- [Task to carry out] Read through the records below and copy each line that uses the word "this".
———
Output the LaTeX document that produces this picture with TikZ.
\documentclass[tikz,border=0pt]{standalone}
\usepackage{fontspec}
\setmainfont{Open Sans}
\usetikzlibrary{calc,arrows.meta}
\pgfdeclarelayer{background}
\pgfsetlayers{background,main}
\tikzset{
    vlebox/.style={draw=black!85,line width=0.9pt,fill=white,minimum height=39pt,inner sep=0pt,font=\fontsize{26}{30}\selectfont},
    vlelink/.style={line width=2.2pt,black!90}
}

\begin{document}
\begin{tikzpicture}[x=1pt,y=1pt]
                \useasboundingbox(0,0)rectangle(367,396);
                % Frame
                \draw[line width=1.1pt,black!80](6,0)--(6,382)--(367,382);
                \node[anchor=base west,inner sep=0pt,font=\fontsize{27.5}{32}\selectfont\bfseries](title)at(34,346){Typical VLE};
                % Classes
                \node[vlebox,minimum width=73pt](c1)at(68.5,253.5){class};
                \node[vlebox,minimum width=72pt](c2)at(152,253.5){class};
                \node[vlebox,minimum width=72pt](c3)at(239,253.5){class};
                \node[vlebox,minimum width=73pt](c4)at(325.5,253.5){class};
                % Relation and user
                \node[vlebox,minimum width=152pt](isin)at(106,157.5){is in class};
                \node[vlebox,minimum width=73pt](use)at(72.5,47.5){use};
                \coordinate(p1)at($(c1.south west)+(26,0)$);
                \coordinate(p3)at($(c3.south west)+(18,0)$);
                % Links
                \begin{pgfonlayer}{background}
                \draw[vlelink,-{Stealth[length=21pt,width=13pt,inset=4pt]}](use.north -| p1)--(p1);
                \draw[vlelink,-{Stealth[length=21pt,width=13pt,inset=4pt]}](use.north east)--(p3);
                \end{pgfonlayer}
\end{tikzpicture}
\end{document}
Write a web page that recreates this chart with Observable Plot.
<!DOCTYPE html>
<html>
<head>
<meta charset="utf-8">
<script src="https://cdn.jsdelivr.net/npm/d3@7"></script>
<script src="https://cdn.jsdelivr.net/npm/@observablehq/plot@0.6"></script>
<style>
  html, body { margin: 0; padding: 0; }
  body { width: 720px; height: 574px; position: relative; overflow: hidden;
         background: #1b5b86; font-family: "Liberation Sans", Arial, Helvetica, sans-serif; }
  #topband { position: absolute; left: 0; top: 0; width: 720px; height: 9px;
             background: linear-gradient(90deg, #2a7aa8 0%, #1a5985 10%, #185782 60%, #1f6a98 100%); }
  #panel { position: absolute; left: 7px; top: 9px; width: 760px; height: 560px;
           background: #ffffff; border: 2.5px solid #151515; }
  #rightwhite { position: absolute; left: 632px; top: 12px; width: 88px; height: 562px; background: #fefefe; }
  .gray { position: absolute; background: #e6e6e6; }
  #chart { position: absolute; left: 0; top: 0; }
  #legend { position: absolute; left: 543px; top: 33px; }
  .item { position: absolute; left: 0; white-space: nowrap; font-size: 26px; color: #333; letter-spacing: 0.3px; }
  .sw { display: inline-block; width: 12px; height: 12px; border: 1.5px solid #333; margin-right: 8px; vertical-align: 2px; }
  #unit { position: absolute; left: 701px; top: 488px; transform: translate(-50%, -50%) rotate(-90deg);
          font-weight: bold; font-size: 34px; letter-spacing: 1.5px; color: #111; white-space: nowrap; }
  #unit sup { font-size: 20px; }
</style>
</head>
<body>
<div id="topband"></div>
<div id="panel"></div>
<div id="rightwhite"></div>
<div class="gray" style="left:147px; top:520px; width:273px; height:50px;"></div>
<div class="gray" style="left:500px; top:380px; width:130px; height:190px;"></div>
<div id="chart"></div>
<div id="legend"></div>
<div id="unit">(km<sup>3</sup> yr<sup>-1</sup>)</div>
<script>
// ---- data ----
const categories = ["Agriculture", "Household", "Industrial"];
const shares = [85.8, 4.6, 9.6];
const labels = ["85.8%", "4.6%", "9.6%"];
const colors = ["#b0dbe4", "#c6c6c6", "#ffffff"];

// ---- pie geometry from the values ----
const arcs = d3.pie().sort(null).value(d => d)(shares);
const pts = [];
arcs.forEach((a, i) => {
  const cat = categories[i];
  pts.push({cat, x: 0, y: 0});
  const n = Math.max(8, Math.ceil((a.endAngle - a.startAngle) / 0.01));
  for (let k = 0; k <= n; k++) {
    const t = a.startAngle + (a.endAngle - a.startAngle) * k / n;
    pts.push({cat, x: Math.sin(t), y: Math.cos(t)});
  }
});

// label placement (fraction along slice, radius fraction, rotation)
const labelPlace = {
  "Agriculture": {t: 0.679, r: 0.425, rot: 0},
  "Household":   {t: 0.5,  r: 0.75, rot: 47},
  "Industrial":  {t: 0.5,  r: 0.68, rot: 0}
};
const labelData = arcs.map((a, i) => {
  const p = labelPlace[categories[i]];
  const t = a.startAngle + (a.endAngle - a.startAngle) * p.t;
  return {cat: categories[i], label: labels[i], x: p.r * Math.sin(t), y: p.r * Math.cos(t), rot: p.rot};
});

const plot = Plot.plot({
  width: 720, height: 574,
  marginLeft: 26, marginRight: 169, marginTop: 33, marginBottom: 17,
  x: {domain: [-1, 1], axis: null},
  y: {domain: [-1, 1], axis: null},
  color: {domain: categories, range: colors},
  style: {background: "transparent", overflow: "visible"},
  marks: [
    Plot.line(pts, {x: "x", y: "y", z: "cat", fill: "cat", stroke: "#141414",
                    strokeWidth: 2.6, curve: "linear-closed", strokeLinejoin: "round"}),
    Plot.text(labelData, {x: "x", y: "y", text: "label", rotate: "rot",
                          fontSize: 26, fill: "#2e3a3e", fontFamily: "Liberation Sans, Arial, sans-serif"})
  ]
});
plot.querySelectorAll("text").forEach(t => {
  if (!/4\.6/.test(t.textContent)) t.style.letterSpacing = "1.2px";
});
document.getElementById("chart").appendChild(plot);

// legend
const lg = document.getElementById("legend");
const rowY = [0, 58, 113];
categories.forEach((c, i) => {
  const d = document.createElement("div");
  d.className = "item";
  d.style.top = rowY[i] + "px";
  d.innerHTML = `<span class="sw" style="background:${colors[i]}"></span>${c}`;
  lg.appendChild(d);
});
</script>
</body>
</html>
———
- [Output]
Output the LaTeX document that produces this picture with TikZ.
Write a web page that recreates this chart with Observable Plot.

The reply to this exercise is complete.